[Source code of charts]
- - -
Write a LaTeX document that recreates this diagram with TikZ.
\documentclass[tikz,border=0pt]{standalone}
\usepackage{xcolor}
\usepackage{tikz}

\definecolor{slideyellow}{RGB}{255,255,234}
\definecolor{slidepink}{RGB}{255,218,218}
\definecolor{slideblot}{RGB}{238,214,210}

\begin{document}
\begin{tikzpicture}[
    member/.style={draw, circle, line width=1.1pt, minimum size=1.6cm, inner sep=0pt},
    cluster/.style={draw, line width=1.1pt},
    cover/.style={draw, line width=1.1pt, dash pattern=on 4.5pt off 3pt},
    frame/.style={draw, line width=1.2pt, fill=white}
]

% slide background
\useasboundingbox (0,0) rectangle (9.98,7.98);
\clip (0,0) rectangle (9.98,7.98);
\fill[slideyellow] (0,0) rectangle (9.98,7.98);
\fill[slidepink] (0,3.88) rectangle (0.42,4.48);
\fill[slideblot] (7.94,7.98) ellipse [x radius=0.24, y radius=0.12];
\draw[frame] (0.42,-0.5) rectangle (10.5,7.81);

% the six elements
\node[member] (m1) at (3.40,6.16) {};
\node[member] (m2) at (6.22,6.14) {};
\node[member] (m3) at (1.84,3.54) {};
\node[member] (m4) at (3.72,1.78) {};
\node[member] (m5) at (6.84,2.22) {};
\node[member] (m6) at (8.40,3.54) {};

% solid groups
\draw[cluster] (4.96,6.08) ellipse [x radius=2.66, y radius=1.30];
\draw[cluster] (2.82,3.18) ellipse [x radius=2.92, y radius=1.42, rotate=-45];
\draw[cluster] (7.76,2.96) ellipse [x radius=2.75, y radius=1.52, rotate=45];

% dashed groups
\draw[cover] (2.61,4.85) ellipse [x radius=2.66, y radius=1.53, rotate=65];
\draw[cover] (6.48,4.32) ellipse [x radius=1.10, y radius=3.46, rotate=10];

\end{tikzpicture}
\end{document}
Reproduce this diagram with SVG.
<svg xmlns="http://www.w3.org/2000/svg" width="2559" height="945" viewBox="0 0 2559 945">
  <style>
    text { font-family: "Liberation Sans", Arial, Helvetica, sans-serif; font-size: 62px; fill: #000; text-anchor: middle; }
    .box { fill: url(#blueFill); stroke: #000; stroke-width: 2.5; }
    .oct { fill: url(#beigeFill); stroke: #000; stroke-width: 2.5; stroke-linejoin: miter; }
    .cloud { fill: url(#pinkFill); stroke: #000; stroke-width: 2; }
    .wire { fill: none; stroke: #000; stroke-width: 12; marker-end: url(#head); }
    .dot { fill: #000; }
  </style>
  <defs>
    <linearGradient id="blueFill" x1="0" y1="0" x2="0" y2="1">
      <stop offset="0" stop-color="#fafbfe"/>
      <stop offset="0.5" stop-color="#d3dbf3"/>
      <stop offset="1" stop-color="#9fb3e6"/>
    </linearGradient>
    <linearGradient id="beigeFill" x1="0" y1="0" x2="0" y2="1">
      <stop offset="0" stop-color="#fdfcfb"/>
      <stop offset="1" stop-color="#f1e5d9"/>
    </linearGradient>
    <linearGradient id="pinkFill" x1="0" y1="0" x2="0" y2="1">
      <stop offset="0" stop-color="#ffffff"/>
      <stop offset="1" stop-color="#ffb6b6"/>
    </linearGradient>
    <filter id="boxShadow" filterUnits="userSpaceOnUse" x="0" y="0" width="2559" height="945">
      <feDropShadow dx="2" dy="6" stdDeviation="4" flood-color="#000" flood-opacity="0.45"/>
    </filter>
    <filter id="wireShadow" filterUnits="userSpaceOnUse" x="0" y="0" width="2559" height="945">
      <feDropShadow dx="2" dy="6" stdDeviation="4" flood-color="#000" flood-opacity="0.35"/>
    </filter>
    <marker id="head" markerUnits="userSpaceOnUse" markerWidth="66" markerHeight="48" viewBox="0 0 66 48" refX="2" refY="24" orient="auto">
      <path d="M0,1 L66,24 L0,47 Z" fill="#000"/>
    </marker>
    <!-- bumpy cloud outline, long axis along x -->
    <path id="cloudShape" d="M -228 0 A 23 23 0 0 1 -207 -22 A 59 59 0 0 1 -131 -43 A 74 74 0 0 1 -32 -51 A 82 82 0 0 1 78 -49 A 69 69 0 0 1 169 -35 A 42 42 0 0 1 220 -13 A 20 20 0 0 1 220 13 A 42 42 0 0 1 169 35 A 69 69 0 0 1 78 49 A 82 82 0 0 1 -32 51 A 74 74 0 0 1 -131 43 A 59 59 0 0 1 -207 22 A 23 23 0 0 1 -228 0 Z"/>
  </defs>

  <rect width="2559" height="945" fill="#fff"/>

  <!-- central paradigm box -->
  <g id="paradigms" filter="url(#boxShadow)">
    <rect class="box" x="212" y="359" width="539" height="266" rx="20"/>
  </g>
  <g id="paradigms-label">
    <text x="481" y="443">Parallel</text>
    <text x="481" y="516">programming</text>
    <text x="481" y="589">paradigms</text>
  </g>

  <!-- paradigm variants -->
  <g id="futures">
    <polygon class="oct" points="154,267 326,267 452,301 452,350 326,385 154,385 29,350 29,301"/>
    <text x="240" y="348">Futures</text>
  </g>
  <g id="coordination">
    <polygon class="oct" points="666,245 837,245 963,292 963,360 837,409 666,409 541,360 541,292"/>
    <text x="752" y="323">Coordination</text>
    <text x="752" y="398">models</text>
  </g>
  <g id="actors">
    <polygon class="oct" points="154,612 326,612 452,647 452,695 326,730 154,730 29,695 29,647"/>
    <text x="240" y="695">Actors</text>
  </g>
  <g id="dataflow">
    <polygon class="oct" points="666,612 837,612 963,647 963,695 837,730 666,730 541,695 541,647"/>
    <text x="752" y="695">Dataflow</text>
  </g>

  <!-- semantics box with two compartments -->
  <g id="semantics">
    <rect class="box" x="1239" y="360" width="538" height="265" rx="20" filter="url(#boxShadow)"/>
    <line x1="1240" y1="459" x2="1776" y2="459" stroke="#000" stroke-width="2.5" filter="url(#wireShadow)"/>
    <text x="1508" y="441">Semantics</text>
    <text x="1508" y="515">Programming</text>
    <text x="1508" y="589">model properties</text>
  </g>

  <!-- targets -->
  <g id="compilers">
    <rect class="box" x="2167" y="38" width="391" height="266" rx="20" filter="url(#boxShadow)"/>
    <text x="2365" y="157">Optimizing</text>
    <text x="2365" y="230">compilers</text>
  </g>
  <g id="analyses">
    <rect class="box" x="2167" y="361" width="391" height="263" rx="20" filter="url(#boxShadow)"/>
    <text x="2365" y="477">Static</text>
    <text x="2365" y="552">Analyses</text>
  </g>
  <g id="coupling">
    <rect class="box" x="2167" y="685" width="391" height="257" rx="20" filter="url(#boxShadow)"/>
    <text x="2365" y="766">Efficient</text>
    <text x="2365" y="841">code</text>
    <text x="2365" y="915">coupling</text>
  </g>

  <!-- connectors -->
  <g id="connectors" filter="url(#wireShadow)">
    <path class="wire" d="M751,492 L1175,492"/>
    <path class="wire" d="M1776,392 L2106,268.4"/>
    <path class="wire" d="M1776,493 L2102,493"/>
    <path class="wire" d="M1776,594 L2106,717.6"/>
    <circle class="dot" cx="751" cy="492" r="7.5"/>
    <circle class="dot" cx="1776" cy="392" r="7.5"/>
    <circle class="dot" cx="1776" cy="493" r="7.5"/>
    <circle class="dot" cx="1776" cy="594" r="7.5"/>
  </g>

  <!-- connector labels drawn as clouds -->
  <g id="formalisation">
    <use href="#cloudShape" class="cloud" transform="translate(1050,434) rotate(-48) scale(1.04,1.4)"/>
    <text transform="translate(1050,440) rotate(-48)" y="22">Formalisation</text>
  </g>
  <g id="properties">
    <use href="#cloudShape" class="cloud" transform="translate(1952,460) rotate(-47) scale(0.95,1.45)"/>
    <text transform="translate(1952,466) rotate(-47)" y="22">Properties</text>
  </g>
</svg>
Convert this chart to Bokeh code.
- - -
▶ **CHALLENGE**: Search the data for "this". Copy every line that has it.

▶ **FINAL ANSWER**:
Write a LaTeX document that recreates this diagram with TikZ.
Reproduce this diagram with SVG.
Convert this chart to Bokeh code.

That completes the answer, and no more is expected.